Javier Rubio
En el monasterio francés de la Trinidad, en Vendôme, en el valle del Loira, se veneraba en la antigüedad una Santa Lágrima, de las que Cristo dejó caer por su amigo Lázaro en Betania, al saber de su muerte. La leyenda dictaba que un ángel la había recogido y se la había entregado a María Magdalena, quien se la dio al obispo galo Maximino de Aix. Luego, el emperador Constantino la llevó a Bizancio y allí permaneció hasta el siglo
XI, cuando se funda la abadía benedictina en la que se le rendía veneración. Después de la Revolución Francesa, se le perdió el rastro. Hasta aquí la leyenda.
La muerte de Lázaro no es la única ocasión en que el Evangelio subraya el llanto de Cristo. Lo vemos llorar también por Jerusalén, antes de subir a la ciudad del Templo para su pasión y muerte. Sin embargo, las Escrituras no aportan nada sobre las lágrimas de la Virgen. Diversos autores, entre ellos San Bernardo, han sugerido a lo largo de la historia que las lágrimas acompañaron cada uno de los siete dolores como espadas que le traspasaron el corazón como le había profetizado Simeón. Las dolorosas se represen- tan así, llorosas, derramando lágrimas por el Hijo, tal como recoge el primer verso del “Stabat Mater”: “Stabat Mater dolorosa, juxta crucem lacrimosa”. A raíz de esa composición fueron extendiéndose las advocaciones referidas a las Lágrimas de Nuestra Señora. Hasta aquí la devoción.
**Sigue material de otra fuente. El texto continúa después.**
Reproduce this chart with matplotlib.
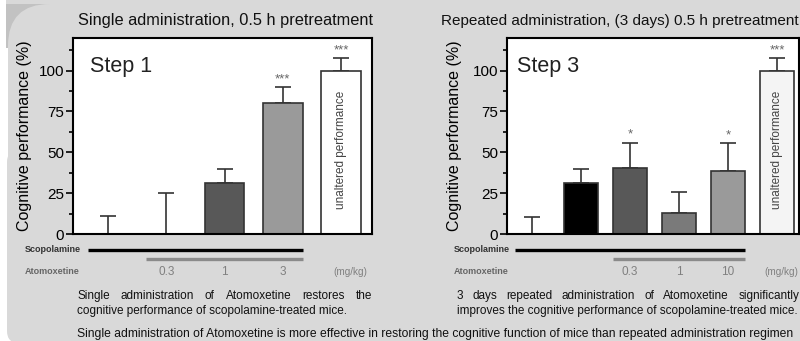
import numpy as np
import matplotlib
matplotlib.use('Agg')
import matplotlib.pyplot as plt
from matplotlib.patches import Rectangle, FancyBboxPatch
import matplotlib.transforms as mtransforms

plt.rcParams['font.family'] = ['Liberation Sans', 'DejaVu Sans']

W, H = 800, 341

# step 1 : single administration
left_values = [0, 0, 31, 80, 100]
left_errors = [11, 25, 9, 10, 7.5]
left_colors = ['white', 'white', '#585858', '#9a9a9a', 'white']
left_stars = ['', '', '', '***', '***']
left_doses = ['', '0.3', '1', '3']

# step 3 : repeated administration (3 days)
right_values = [0, 31, 40.5, 13, 38.5, 99.5]
right_errors = [10.5, 8.5, 15.5, 12.5, 17, 8]
right_colors = ['white', 'black', '#585858', '#7a7a7a', '#9a9a9a', '#f4f4f4']
right_stars = ['', '', '*', '', '*', '***']
right_doses = ['', '', '0.3', '1', '10']

fig = plt.figure(figsize=(W / 100, H / 100), dpi=100, facecolor='white')

# background card
bg = fig.add_axes([0, 0, 1, 1], zorder=-5)
bg.set_xlim(0, W)
bg.set_ylim(H, 0)
bg.axis('off')
card = '#d9d9d9'
bg.add_patch(Rectangle((6, 0), W, 5, color=card, lw=0))
bg.add_patch(Rectangle((6, 4), 48, 44, color='#c2c2c2', lw=0))
bg.add_patch(FancyBboxPatch((8, 4), W + 50, 200, boxstyle='round,pad=0,rounding_size=42',
                            color=card, lw=0))
bg.add_patch(FancyBboxPatch((7, 150), W + 50, 193, boxstyle='round,pad=0,rounding_size=12',
                            color=card, lw=0))


def px(x, y):
    return x / W, 1 - y / H


def justify(x0, x1, y, text, **kw):
    r = fig.canvas.get_renderer()
    words = text.split()
    ts = [fig.text(0, 1 - y / H, w, ha='left', va='center', **kw) for w in words]
    widths = [t.get_window_extent(r).width for t in ts]
    gap = (x1 - x0 - sum(widths)) / (len(words) - 1)
    x = x0
    for t, wd in zip(ts, widths):
        t.set_x(x / W)
        x += wd + gap


def panel(rect, values, errors, colors, stars, doses, xlim, step, step_x, last_bar, unit_dx):
    ax = fig.add_axes(rect)
    x = np.arange(len(values))
    width = 0.68
    ax.bar(x, values, width=width, color=colors, edgecolor='#333333', linewidth=1.2, zorder=2)
    ax.errorbar(x, values, yerr=[np.zeros(len(values)), errors], fmt='none',
                ecolor='#333333', elinewidth=1.2, capsize=6, capthick=1.2, zorder=1)
    for xi, v, e, s in zip(x, values, errors, stars):
        if s:
            ax.text(xi, v + e + 1.0, s, ha='center', va='bottom', fontsize=9.5, color='#666666')
    ax.text(x[-1], 51.5, 'unaltered performance', rotation=90, ha='center', va='center',
            fontsize=8.5, color='#444444')
    ax.set_xlim(*xlim)
    ax.set_ylim(0, 120)
    ax.set_xticks([])
    ax.set_yticks([0, 25, 50, 75, 100])
    ax.set_yticks(np.arange(12.5, 120, 25), minor=True)
    ax.tick_params(axis='y', which='major', length=5, width=1.2, labelsize=11, pad=1.5)
    ax.tick_params(axis='y', which='minor', length=3, width=1.2)
    for sp in ax.spines.values():
        sp.set_linewidth(1.5)
    ax.set_ylabel('Cognitive performance (%)', fontsize=11.5)
    ax.text(step_x, 0.827, step, transform=ax.transAxes,
            fontsize=15.5, color='#222222', va='baseline')

    # treatment bars under the axis
    tr = mtransforms.blended_transform_factory(ax.transData, ax.transAxes)
    h = width / 2
    ax.plot([x[0] - h, x[last_bar] + h], [-0.082, -0.082], color='black', lw=2.4,
            transform=tr, clip_on=False, solid_capstyle='butt')
    first_dose = [i for i, d in enumerate(doses) if d][0]
    ax.plot([x[first_dose] - h, x[last_bar] + h], [-0.128, -0.128], color='#8a8a8a', lw=2.4,
            transform=tr, clip_on=False, solid_capstyle='butt')
    for xi, d in zip(x, doses):
        if d:
            ax.text(xi, -0.194, d, transform=tr, ha='center', va='center',
                    fontsize=8.5, color='#808080', clip_on=False)
    ax.text(x[-1] + unit_dx, -0.194, '(mg/kg)', transform=tr, ha='center', va='center',
            fontsize=7.2, color='#808080', clip_on=False)
    return ax


axl = panel([73 / W, 1 - 234 / H, 299 / W, 196 / H], left_values, left_errors, left_colors,
            left_stars, left_doses, (-0.6, 4.53), 'Step 1', 0.057, 3, 0.15)
axl.yaxis.set_label_coords(-0.137, 0.5)
axr = panel([507 / W, 1 - 234 / H, 292 / W, 196 / H], right_values, right_errors, right_colors,
            right_stars, right_doses, (-0.51, 5.45), 'Step 3', 0.034, 4, 0.08)
axr.yaxis.set_label_coords(-0.155, 0.5)

# titles
fig.text(*px(225, 21), 'Single administration, 0.5 h pretreatment', ha='center', va='center',
         fontsize=11.8, color='#111111')
fig.text(*px(799, 21), 'Repeated administration, (3 days) 0.5 h pretreatment', ha='right',
         va='center', fontsize=11, color='#111111')

# row labels
for xl in (25, 454):
    fig.text(*px(xl, 250), 'Scopolamine', ha='left', va='center', fontsize=6.5,
             fontweight='bold', color='#333333')
    fig.text(*px(xl, 272), 'Atomoxetine', ha='left', va='center', fontsize=6.5,
             fontweight='bold', color='#666666')

# captions
cap = dict(fontsize=8.5, color='#111111')
justify(77, 372, 296, 'Single administration of Atomoxetine restores the', **cap)
fig.text(*px(77, 311), 'cognitive performance of scopolamine-treated mice.', ha='left',
         va='center', **cap)
justify(457, 799, 296, '3 days repeated administration of Atomoxetine significantly', **cap)
fig.text(*px(457, 311), 'improves the cognitive performance of scopolamine-treated mice.',
         ha='left', va='center', **cap)
fig.text(*px(77, 334), 'Single administration of Atomoxetine is more effective in restoring the '
         'cognitive function of mice than repeated administration regimen', ha='left',
         va='center', fontsize=8.75, color='#111111')

fig.savefig('out.png', dpi=100, facecolor=fig.get_facecolor())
Santa Catalina de Siena llega a diferenciar hasta cinco tipos de lágrimas, según el momento espiritual de quien las deja rodar: lágrimas malas, de odio, envidia o desesperación; lágrimas de temor, propias de los pecadores que caen en la cuenta de su mala conducta; lágrimas de tribulación, de quienes, abominando del pecado, ya sienten desesperación; lágrimas de perfección, de los que aman a Dios y al prójimo dolidos por las ofensas al Padre; lágrimas de dulzura, las que derraman los santos en comunión perfecta con Dios. La historia de la salvación, también la personal de cada uno, está repleta de llanto como recuerda el salmo número 6: “Estoy agotado de gemir: de noche lloro sobre el lecho, riego mi cama con lágrimas”. Es el llanto por la conversión que anticipa el de la alabanza por la redención. El Papa Francisco tiene dicho que “el llanto nos prepara para ver a Jesús”.